━━━━━ PROVIDED RECORDS
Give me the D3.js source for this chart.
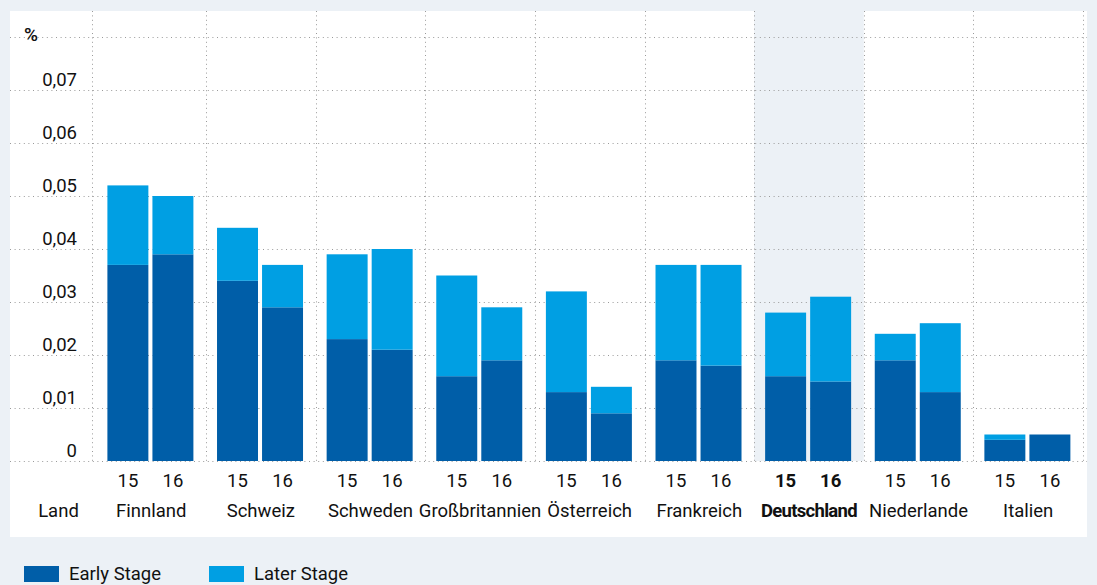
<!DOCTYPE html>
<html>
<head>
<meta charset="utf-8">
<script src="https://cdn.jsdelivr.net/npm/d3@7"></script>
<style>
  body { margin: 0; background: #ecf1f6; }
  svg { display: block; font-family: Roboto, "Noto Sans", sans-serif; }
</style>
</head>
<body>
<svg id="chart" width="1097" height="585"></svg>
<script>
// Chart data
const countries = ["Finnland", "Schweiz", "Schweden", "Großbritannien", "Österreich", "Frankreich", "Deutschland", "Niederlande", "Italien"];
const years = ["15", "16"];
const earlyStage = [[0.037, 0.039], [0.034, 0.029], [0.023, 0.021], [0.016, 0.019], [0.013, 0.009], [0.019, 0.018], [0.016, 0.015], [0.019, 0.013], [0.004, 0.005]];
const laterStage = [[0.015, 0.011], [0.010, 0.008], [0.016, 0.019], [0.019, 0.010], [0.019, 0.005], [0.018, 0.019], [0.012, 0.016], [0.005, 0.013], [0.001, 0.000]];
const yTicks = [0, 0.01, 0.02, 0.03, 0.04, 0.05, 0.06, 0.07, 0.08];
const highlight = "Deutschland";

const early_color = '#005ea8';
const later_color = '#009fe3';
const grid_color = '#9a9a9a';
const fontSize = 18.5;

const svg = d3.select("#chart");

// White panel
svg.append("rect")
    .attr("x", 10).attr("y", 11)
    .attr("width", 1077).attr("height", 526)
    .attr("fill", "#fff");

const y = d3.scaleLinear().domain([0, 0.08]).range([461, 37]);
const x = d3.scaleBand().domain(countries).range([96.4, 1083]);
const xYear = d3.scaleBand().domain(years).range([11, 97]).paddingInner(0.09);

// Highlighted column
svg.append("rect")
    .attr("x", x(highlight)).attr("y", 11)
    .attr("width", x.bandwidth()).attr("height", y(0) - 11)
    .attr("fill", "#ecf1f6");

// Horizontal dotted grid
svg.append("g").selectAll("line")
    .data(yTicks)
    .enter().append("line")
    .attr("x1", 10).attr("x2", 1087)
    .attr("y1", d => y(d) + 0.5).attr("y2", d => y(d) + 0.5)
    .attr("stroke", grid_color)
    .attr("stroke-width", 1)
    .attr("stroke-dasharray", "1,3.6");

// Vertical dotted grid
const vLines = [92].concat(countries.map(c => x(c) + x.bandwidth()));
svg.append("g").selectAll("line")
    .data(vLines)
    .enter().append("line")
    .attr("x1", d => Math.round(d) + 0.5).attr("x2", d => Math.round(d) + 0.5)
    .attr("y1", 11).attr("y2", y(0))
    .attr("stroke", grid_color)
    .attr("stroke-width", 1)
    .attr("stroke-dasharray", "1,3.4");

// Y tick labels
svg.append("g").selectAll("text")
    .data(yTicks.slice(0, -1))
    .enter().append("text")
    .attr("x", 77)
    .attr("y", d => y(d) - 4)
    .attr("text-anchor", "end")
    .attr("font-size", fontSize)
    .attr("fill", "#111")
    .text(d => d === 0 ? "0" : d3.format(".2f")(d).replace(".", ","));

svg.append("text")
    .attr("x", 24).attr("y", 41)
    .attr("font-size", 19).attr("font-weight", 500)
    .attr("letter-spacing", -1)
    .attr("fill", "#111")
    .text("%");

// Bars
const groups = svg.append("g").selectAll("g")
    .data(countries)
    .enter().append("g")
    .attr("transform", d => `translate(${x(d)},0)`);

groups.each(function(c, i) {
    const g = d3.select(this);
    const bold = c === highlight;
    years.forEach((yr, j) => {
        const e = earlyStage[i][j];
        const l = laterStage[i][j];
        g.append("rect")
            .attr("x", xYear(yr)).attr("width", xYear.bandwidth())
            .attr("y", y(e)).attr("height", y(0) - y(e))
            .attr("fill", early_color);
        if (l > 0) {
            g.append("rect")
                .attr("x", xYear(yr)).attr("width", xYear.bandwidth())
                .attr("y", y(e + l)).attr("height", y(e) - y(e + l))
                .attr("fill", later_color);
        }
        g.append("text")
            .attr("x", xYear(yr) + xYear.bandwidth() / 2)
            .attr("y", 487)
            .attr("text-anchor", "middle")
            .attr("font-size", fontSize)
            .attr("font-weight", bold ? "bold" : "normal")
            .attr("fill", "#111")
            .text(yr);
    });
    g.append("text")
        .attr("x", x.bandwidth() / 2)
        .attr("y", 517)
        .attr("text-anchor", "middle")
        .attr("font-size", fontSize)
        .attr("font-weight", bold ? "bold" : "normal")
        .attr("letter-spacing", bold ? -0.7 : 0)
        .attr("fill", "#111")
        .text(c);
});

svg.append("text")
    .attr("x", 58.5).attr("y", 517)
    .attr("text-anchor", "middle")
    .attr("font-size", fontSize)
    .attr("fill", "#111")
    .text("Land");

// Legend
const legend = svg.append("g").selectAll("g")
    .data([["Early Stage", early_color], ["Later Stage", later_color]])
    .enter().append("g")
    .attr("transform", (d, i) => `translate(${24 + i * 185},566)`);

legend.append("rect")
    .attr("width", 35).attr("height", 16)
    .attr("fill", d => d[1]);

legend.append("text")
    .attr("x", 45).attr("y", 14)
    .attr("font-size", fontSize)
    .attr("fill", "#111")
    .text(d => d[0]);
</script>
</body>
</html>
━━━━━━━━━━
━━━━━ PROVIDED RECORDS
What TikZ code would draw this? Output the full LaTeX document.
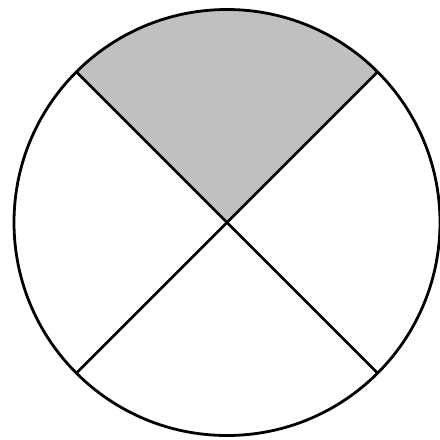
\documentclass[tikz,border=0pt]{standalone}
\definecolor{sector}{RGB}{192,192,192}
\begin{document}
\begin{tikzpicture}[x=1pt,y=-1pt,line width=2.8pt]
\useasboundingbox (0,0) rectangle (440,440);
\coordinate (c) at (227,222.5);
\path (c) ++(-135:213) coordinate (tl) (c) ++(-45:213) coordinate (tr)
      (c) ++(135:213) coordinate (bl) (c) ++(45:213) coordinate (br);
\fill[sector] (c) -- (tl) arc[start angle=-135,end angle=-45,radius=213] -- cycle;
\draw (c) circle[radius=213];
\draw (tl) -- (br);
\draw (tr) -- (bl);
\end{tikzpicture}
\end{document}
━━━━━━━━━━
Search the data for the string "this" and copy each line where it appears.

Give me the D3.js source for this chart.
    const g = d3.select(this);
What TikZ code would draw this? Output the full LaTeX document.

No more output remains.